A recent report from Transunion shows that more renters are actively looking to buy a home:
Current Market Encouraging Renters To Buy A Home
There are several reasons that renters are looking to get out of the rental trap. One of the biggest factors is the current state of the real estate market.
Buyer demand is strong, but with inventory of available homes at historic lows, home values are being driven up.
With home values doing well, confidence in the real estate market and the overall economy are high, and people are seeing the opportunity that exists out there.
The most recent Forbes American Dream Index rose for the fourth straight month–this index measures confidence in the economy.
A recent Gallup poll indicated that people feel real estate is the best long term investment.
With the housing market doing well, people recognize opportunity.
As for the rental market, they are seeing the limitations.
The rental market has been pretty hot as well. Rents are being pushed higher and higher, and available rentals are scarce.
As a result, many renters are seeing that the benefits of home ownership outweigh renting.
Misconceptions Holding Back Buyers
I’ve covered the misconceptions that exist for people looking to buy a home before, so I will just touch on them again.
First and foremost, it does not take 10%, 15%,20% or more for a down payment
And it does not take nearly perfect credit to qualify for a mortgage, either.
Although more and more renters are starting to see the opportunity in the current market, there still remains too many people that are fearful that we are heading for another crash.
For a quick review of why we are not in a bubble, here is what is different between 2006 and now:
2006: Mortgages were easy to get. Too easy.
Today: Mortgages are easier to get now than after the crash, when lenders tightened their lending guidelines to extremely strict standards.
However, they are nowhere near as easy as they were leading up to the crash:
2006: Because mortgages were so easy to obtain, artificial demand was created. Builders reacted to this and built too many homes.
Today: New construction home starts are at the lowest they have been in decades, so overbuilding is not an issue (they are not even back up to their historical normal levels):
In the last real estate boom, many people received mortgages that should not have been qualified to begin with.
As a result, the number of defaults skyrocketed, which brought the real estate market crashing down with it:
Corelogic recently released a detailed report, United Sates Residential Foreclosure Crisis: 10 Years Later.
One key takeaway from the report is this quote from Dr. Frank Nothaft, Chief Economist for CoreLogic (emphasis mine):
“The country experienced a wild ride in the mortgage market between 2008 and 2012, with the foreclosure peak occurring in 2010.
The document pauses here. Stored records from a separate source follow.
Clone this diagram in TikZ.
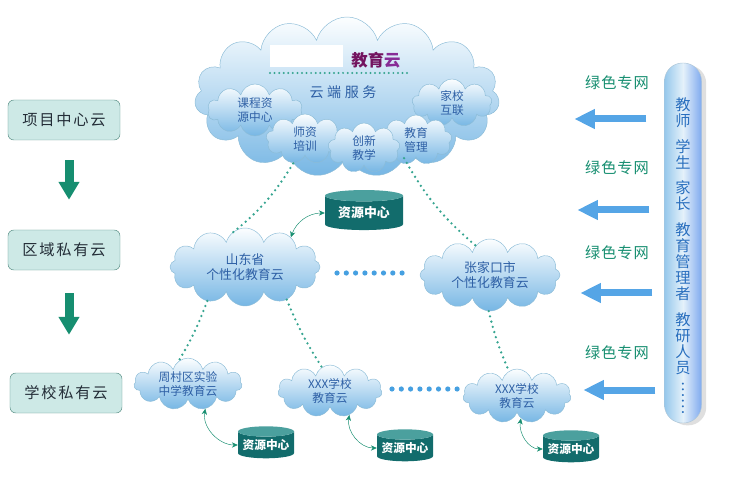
\documentclass[tikz,border=0pt]{standalone}
\usepackage{fontspec}
\setmainfont{Noto Sans CJK SC}
\usetikzlibrary{shapes.symbols,shapes.geometric,arrows.meta,shadows}
\definecolor{cloudtop}{RGB}{252,254,255}
\definecolor{cloudbot}{RGB}{118,182,228}
\definecolor{cloudline}{RGB}{140,188,215}
\definecolor{cloudtext}{RGB}{45,95,165}
\definecolor{tealdark}{RGB}{18,108,108}
\definecolor{teallight}{RGB}{75,160,158}
\definecolor{netgreen}{RGB}{22,142,112}
\definecolor{dotgreen}{RGB}{55,165,145}
\definecolor{arrowblue}{RGB}{85,165,230}
\definecolor{dotblue}{RGB}{70,160,225}
\definecolor{boxfill}{RGB}{205,233,230}
\definecolor{boxline}{RGB}{90,145,135}
\definecolor{boxtext}{RGB}{35,45,55}
\definecolor{titlepurple}{RGB}{115,20,95}
\definecolor{titleviolet}{RGB}{135,45,150}
\definecolor{pillblue}{RGB}{150,200,236}
\definecolor{pilltext}{RGB}{40,110,190}
\begin{document}
\begin{tikzpicture}[x=0.03cm,y=0.03cm,
  yun/.style={cloud, cloud puffs=#1, cloud ignores aspect, draw=cloudline,
    top color=cloudtop, bottom color=cloudbot, text=cloudtext, align=center,
    inner sep=0pt, font=\fontsize{10}{12}\selectfont},
  yun/.default=11,
  kuang/.style={draw=boxline, fill=boxfill, rounded corners=5pt, text=boxtext,
    minimum width=3.36cm, minimum height=1.2cm,
    font=\fontsize{13}{15}\selectfont\addfontfeatures{LetterSpace=12}},
  ziyuan/.style={cylinder, shape border rotate=90, aspect=0.22,
    cylinder uses custom fill, cylinder body fill=tealdark,
    cylinder end fill=teallight, text=white, inner sep=0pt,
    font=\bfseries\fontsize{10}{12}\selectfont},
  dian/.style={draw=dotgreen, line width=2.2pt, line cap=round,
    dash pattern=on 0pt off 4.6pt},
  shuang/.style={draw=netgreen, thin,
    {Stealth[length=5pt,width=4.5pt]}-{Stealth[length=5pt,width=4.5pt]}},
  xiajian/.style={draw=netgreen, line width=0.27cm,
    -{Triangle[length=0.54cm,width=0.6cm]}},
  lanjian/.style={draw=arrowblue, line width=0.21cm,
    -{Triangle[length=0.62cm,width=0.56cm]}},
  zhuanwang/.style={text=netgreen,
    font=\fontsize{13}{15}\selectfont\addfontfeatures{LetterSpace=6}}
]
\useasboundingbox (0,0) rectangle (731,-488);

% left column
\node[kuang] (xm) at (64,-120) {项目中心云};
\node[kuang] (qy) at (64,-250) {区域私有云};
\node[kuang] (xx) at (66,-393) {学校私有云};
\draw[xiajian, shorten <=0.6cm, shorten >=0.9cm] ([xshift=0.15cm]xm.south) -- ([xshift=0.15cm]qy.north);
\draw[xiajian, shorten <=0.69cm, shorten >=1.14cm] ([xshift=0.15cm]qy.south) -- ([xshift=0.09cm]xx.north);

% top cloud
\node[yun=15, minimum width=9.15cm, minimum height=4.8cm] (jyy) at (347,-97) {};
\fill[white] (270,-45) rectangle (343,-67);
\node[font=\bfseries\fontsize{14}{16}\selectfont] (biaoti) at (376,-60)
  {\textcolor{titlepurple}{教育}\textcolor{titleviolet}{云}};
\draw[dian, line width=1.9pt, dash pattern=on 0pt off 3.9pt] (270,-73) -- (410,-73);
\node[text=cloudtext, font=\fontsize{12}{14}\selectfont\addfontfeatures{LetterSpace=25}] (yd) at (343,-92) {云端服务};
\node[yun=10, minimum width=2.85cm, minimum height=1.56cm] (kc) at (255,-110) {课程资\\源中心};
\node[yun=9, minimum width=2.4cm, minimum height=1.44cm] (jx) at (452,-103) {家校\\互联};
\node[yun=9, minimum width=2.34cm, minimum height=1.5cm] (sz) at (305,-139) {师资\\培训};
\node[yun=9, minimum width=2.16cm, minimum height=1.5cm] (gl) at (416,-140) {教育\\管理};
\node[yun=9, minimum width=2.16cm, minimum height=1.5cm] (cx) at (364,-148) {创新\\教学};

% regional clouds
\node[ziyuan, minimum width=2.34cm, minimum height=1.2cm, font=\bfseries\fontsize{11}{13}\selectfont] (zy0) at (364,-213) {资源中心};
\node[yun=12, minimum width=4.5cm, minimum height=2.34cm, font=\fontsize{11}{13}\selectfont] (sd) at (245,-267) {山东省\\个性化教育云};
\node[yun=12, minimum width=4.2cm, minimum height=2.16cm, font=\fontsize{11}{13}\selectfont] (zjk) at (490,-275) {张家口市\\个性化教育云};
\foreach \i in {0,...,7}
  \fill[dotblue] (337+9.3*\i,-273) circle (2.6);

% school clouds
\node[yun=11, minimum width=3.24cm, minimum height=1.38cm] (zc) at (188,-384) {周村区实验\\中学教育云};
\node[yun=11, minimum width=3.12cm, minimum height=1.56cm] (xa) at (330,-391) {XXX学校\\教育云};
\node[yun=11, minimum width=3.24cm, minimum height=1.62cm] (xb) at (517,-396) {XXX学校\\教育云};
\foreach \i in {0,...,7}
  \fill[dotblue] (392+9.3*\i,-389) circle (2.6);
\node[ziyuan, minimum width=1.68cm, minimum height=0.96cm] (zy1) at (266,-445) {资源中心};
\node[ziyuan, minimum width=1.68cm, minimum height=0.96cm] (zy2) at (405,-448) {资源中心};
\node[ziyuan, minimum width=1.68cm, minimum height=0.96cm] (zy3) at (571,-449) {资源中心};

% links
\draw[dian] (jyy.231) to[bend left=10] (sd.115);
\draw[dian] (jyy.313) to[bend right=10] (zjk.116);
\draw[dian] (sd.222) to[bend left=5] (zc.112);
\draw[dian] (sd.322) to[bend right=5] (xa.109);
\draw[dian] (zjk.268) to[bend right=5] (xb.108);
\draw[shuang] (sd.33) to[out=70,in=180] (zy0.180);
\draw[shuang] (zc.305) to[out=-100,in=180] (zy1.180);
\draw[shuang] (xa.309) to[out=-100,in=180] (zy2.180);
\draw[shuang] (xb.280) to[out=-100,in=180] (zy3.180);

% right side
\node[draw=pillblue!80!black!60, rounded corners=0.54cm, minimum width=1.11cm, minimum height=10.8cm,
  left color=pillblue, right color=pillblue!85!blue, middle color=pillblue!25,
  drop shadow={shadow xshift=4pt, shadow yshift=-2pt, fill=black!25}] (ren) at (683,-243) {};
\node[text=pilltext, align=center, inner sep=0pt, font=\fontsize{13}{13.6}\selectfont] (renwu) at (683,-236)
  {教\\师\\[8.5pt]学\\生\\[8.5pt]家\\长\\[8.5pt]教\\育\\管\\理\\者\\[8.5pt]教\\研\\人\\员};
\node[text=pilltext, rotate=-90, font=\fontsize{13}{15}\selectfont] (sl) at (683,-398) {……};
\foreach \y/\n in {83/1,168/2,253/3,353/4}
  \node[zhuanwang] (net\n) at (617,-\y) {绿色专网};
\foreach \y/\d in {119/18,210/15,293/12,390/9}
  \draw[lanjian] (ren.west |- 0,-\y) ++(-\d,0) -- ++(-72,0) coordinate (g\y);
\end{tikzpicture}
\end{document}
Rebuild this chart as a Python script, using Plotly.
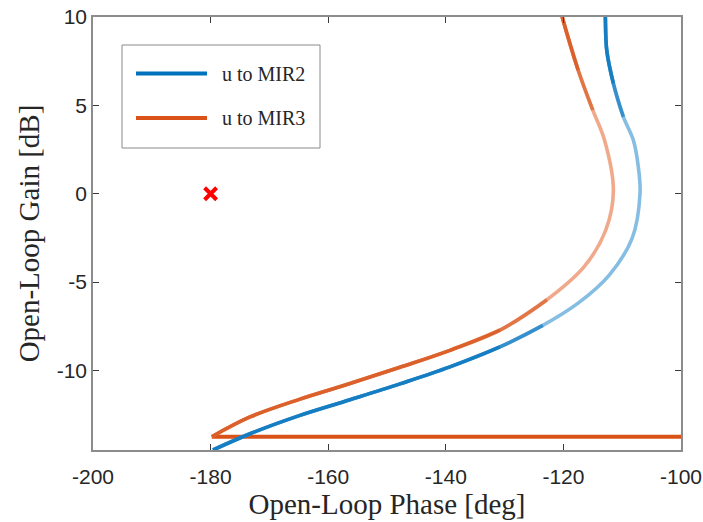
import plotly.graph_objects as go

# ---- data (phase [deg], gain [dB]) ----
mir2_phase = [-179.6, -173.3, -164.8, -156.3, -147.8, -139.3, -130.8, -123.5, -117.5, -112.2,
              -108.3, -106.97, -107.26, -108.1, -109.8, -111.5, -112.63, -112.87, -112.95]
mir2_gain = [-14.5, -13.58, -12.54, -11.66, -10.76, -9.80, -8.67, -7.45, -6.19, -4.6,
             -2.51, 0.0, 1.52, 3.03, 4.35, 6.24, 8.12, 10.0, 10.6]

mir3_phase = [-179.8, -173.3, -164.8, -156.3, -147.8, -139.3, -130.8, -122.8, -116.5, -112.8,
              -111.5, -113.0, -115.0, -117.5, -120.2, -120.5]
mir3_gain = [-13.75, -12.63, -11.62, -10.74, -9.82, -8.86, -7.72, -6.0, -4.14, -2.06,
             0.17, 3.03, 4.73, 7.0, 10.0, 10.4]

mir3_tail_phase = [-179.8, -95.0]
mir3_tail_gain = [-13.75, -13.75]

crit_phase = [-180]
crit_gain = [0]

series_names = ["u to MIR2", "u to MIR3"]
x_ticks = [-200, -180, -160, -140, -120, -100]
x_labels = ["-200", "-180", "-160", "-140", "-120", "-100"]
y_ticks = [-10, -5, 0, 5, 10]
y_labels = ["-10", "-5", "0", "5", "10"]

BLUE = "#0072BD"
BLUE_LIGHT = "#86bde3"
ORANGE = "#D95319"
ORANGE_LIGHT = "#f0a98b"

fig = go.Figure()


def add_line(xs, ys, color, width=3.6, shape="spline", opacity=1.0):
    fig.add_trace(go.Scatter(x=xs, y=ys, mode="lines", opacity=opacity,
                             line=dict(color=color, width=width, shape=shape),
                             showlegend=False, hoverinfo="skip"))


def shaded_curve(xs, ys, light, dark, bands, alpha=0.6):
    # light base curve, darker overlays where the plotted points are dense
    add_line(xs, ys, light)
    for lo, hi in bands:
        lower = [i for i, g in enumerate(ys) if g <= lo]
        upper = [i for i, g in enumerate(ys) if g >= hi]
        if lower:
            add_line([xs[i] for i in lower], [ys[i] for i in lower], dark, opacity=alpha)
        if upper:
            add_line([xs[i] for i in upper], [ys[i] for i in upper], dark, opacity=alpha)


add_line(mir3_tail_phase, mir3_tail_gain, ORANGE, width=4.2, shape="linear")
shaded_curve(mir2_phase, mir2_gain, BLUE_LIGHT, BLUE, [(-7.45, 4.35), (-8.67, 6.24)])
shaded_curve(mir3_phase, mir3_gain, ORANGE_LIGHT, ORANGE, [(-6.0, 4.73), (-7.72, 7.0)])

fig.add_trace(go.Scatter(x=crit_phase, y=crit_gain, mode="markers",
                         marker=dict(symbol="x-thin", size=12, color="red",
                                     line=dict(color="red", width=4)),
                         showlegend=False, hoverinfo="skip"))

# ---- manual legend box ----
L, R, T, B = 93, 681, 17, 450
W, H = R - L, B - T


def px(x):
    return (x - L) / W


def py(y):
    return 1 - (y - T) / H


shapes = [dict(type="rect", xref="paper", yref="paper",
               x0=px(122), x1=px(320), y0=py(148), y1=py(45),
               line=dict(color="#8a8a8a", width=1), fillcolor="white", layer="above")]
annotations = []
for name, color, yy in zip(series_names, [BLUE, ORANGE], [73.5, 118]):
    shapes.append(dict(type="line", xref="paper", yref="paper",
                       x0=px(136), x1=px(207), y0=py(yy), y1=py(yy),
                       line=dict(color=color, width=4), layer="above"))
    annotations.append(dict(text=name, xref="paper", yref="paper",
                            x=px(220), y=py(yy), xanchor="left", yanchor="middle",
                            showarrow=False,
                            font=dict(family="Liberation Serif", size=20, color="#262626")))

axis_common = dict(showgrid=False, zeroline=False, showline=True, linecolor="#8c8c8c",
                   linewidth=1.6, mirror="ticks", ticks="inside", ticklen=6,
                   tickcolor="#3a3a3a", tickwidth=1, automargin=False,
                   ticklabeloverflow="allow",
                   tickfont=dict(family="Liberation Sans", size=21, color="#262626"))

fig.update_layout(
    width=703, height=522,
    margin=dict(l=L, r=703 - R, t=T, b=522 - B, autoexpand=False),
    paper_bgcolor="white", plot_bgcolor="white",
    showlegend=False,
    shapes=shapes, annotations=annotations,
    xaxis=dict(range=[-200, -100], tickvals=x_ticks, ticktext=x_labels, ticklabelstandoff=7,
               title=dict(text="Open-Loop Phase [deg]", standoff=6,
                          font=dict(family="Liberation Serif", size=29, color="#262626")),
               **axis_common),
    yaxis=dict(range=[-14.5, 10], tickvals=y_ticks, ticktext=y_labels,
               title=dict(text="Open-Loop Gain [dB]", standoff=8,
                          font=dict(family="Liberation Serif", size=29, color="#262626")),
               **axis_common),
)

fig.write_html("out.html")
As we look back over 10 years of the foreclosure crisis, we cannot ignore the connection between jobs and homeownership.
A healthy economy is driven by jobs coupled with consumer confidence that usually leads to homeownership.”
The economy is a big boost to this surge in renters looking to buy a home (See American Dream Index above).
Better Lending Standards Means Less Defaults
The foreclosure crisis and mortgage meltdown are not issues this time around.
Banks aren’t handing out mortgages like participation trophies this time around.
Another issue prior to the crash was the widespread use of 0% down loans. People were able to get into a home without any “skin in the game”. This lead to many defaults.
0% down loans are not around this time–except for VA Loans and USDA Loans. But these loans are not available to everybody.
There are some people nervous that if mortgages aren’t requiring a 20% down payment, that we could be headed back to 2006 and the foreclosure crisis all over again.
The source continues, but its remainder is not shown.